The endorsements of Donald Trump and Jerry Falwell Jr. both weren't enough to save first-term House Republican Rep. Denver Riggleman, ousted by a far-far-right challenger in Virginia's 5th District yesterday. Riggleman joins the ranks of Republicans still considered not radical enough, by a party base increasingly unwilling to put up with anything but rank fascism from their leaders.
Riggleman's alleged sin against his party was officiating the same-sex wedding of two of his campaign volunteers, last year, a nod to decency that Republicanism will not be putting up with anytime soon; for that, about 2,300 party delegates ousted him in a "drive-through convention" on Saturday in one of the weirder episodes of our entire increasingly-bizarre election season.
The Republican nominee for the district will instead be ex-county supervisor Bob Good, a hard-hard-right Liberty University graduate who went on to become a staff member at Liberty University and fundraiser for Liberty University, a political figure with an absolute litany of proud crackpot moves, from declaring the county a "Second Amendment Sanctuary" to opposing "sanctuary" cities "for illegal aliens." He opposes "transgender bathrooms," obviously opposes LGBT marriage rights (and the Supreme Court, for allowing them), and is a white nationalist of the Trump comma Steve King variety, advocating for the end of birthright citizenship and to make English the "official" language of the country.
Even as the polls show voters recoiling from the party's hard-right extremism and a potential party wipeout at the hands of Democrats, in other words, the Republican rank and file are digging in.

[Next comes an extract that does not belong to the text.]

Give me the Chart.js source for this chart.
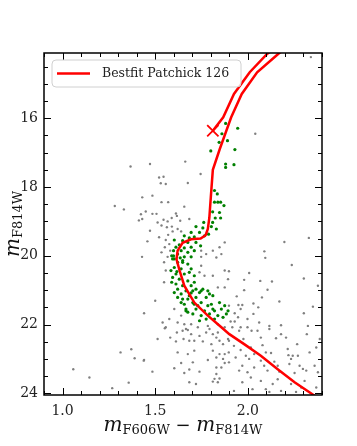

From "Q" advocates to the arch-right, there seems no candidate too radical for the base to embrace.
Rep. Riggleman is claiming foul, claiming "voting irregularities and ballot stuffing"—without apparent evidence, as of yet. What's clearer is that the nomination method proved an absolute disaster for Riggleman. Rather than a primary, the nomination was decided by the votes of about 2,300 delegates. Since a convention couldn't be held, a "drive through" event was held for delegates to vote by car, rather than using mail-in ballots or remote voting. And the place chosen for the single drive-through location was in Campbell County—where Good served until January as a supervisor. As The Washington Post reports, that meant some Riggleman delegates "had to drive up to six hours round trip to vote for him."
Whether these decisions by local party leaders were meant to target Riggleman or were mere coincidence of the party's deep apathy to allowing anyone to vote for anything without making it as much of a fiasco as can be managed is, of course, up for debate.
The possible good news is that this opens up even the conservative 5th District for a potential Democratic flip. Good's history is one of an unabashed zealot, simultaneously against the government for regulating things like guns while demanding the rest of the law be rewritten to cater to his particular sub-sect of bigotry-premised religious and nationalist beliefs. The usual, in other words. That leaves a new opening for the Democratic candidate, chosen by primary later this month, to push less extreme voters on whether the Republican move to something between Italian fascism and a new American Taliban is truly what they signed up for.